Case focuses on how much authority state legislatures have on elections and whether courts can intervene.
The U.S. Supreme Court is set to hear oral arguments in a North Carolina redistricting case on Wednesday that could have broad implications for both the state and the nation.
Justices will hear Moore v. Harper on Wednesday to determine whether state courts can override lawmakers in the redistricting process.
North Carolina Republicans argue in a brief “the text of the Elections Clause provides the answer: it assigns state legislatures the federal function of regulating congressional elections.”
Justices on the Democrat-controlled state Supreme Court cited state constitutional provisions for blocking congressional districts created by the General Assembly last year to impose a different map devised by a court-appointed “special master.”
But Republicans argue that because the Constitution’s Election Clause “is supreme over state law, the States may not limit the legislature’s discretion.”

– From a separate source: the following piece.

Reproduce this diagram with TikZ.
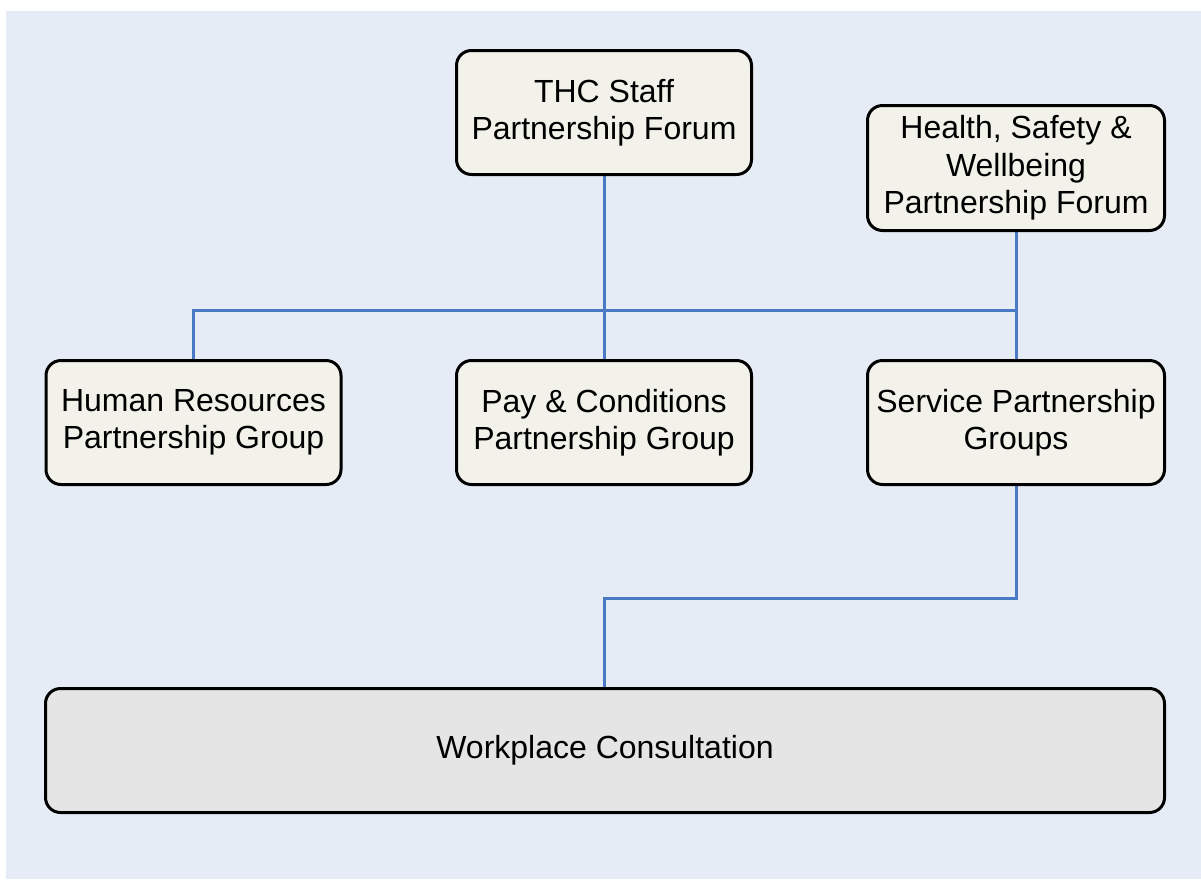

The outcome of the case will impact redistricting efforts in states across the country, and in the process could shift the balance of political power. But critics contend the case could also reverberate into other decisions, as well.
A brief submitted by the League of Women Voters argues a ruling in support of North Carolina Republicans’ independent state legislature theory “would not be confined to redistricting plans, applicable to only particular offices or legislative bodies.”
“Adopting the petitioners’ theory would open the door to the retroactive abrogation of all state court rulings that have invoked state constitutional grounds to strike down state statutes – but only as to federal elections,” the brief read.
In North Carolina, the 2022 congressional map adopted by the state Supreme Court resulted in a congressional delegation split 7-7 between Republicans and Democrats in the November election. Critics of the 2022 map approved by the General Assembly contend it would have produced 10 Republican seats in Congress. Republicans in the General Assembly plan to redraw the map in 2023, and the case will weigh on that process.
Republicans argue state courts have no role in policing federal elections.
“The Framers (of the U.S. Constitution) could have assigned the power over federal elections in the first instance to states, without specifying which entity of state government would have primary responsibility,” the brief argues. “But recognizing that prescribing the times, places, and manner of federal elections is fundamentally a legislative role, the Framers specified that this delegated power would be exercised by ‘the Legislature thereof.'”
The November election shifted control of the North Carolina Supreme Court from a 4-3 Democrat majority to a 5-2 Republican majority, suggesting that regardless of the outcome of Moore v. Harper, the state’s high court may be more likely to uphold a map from the Republican-controlled General Assembly.
The case will have an impact on the General Assembly’s ability to impose rules for free and fair federal elections, such as voter identification laws opposed by Democrats, mail voting and voter registration rules, among others.
Common Cause North Carolina contends a positive outcome for Republicans would “overturn our historic victory against gerrymandering from earlier this year and unleash voter suppression against the people of North Carolina.”
“It would make it harder to turn public demands into public policy that reflects the needs and values of our communities,” according to an announcement urging followers to “stop the North Carolina’s most brazen power grab yet.”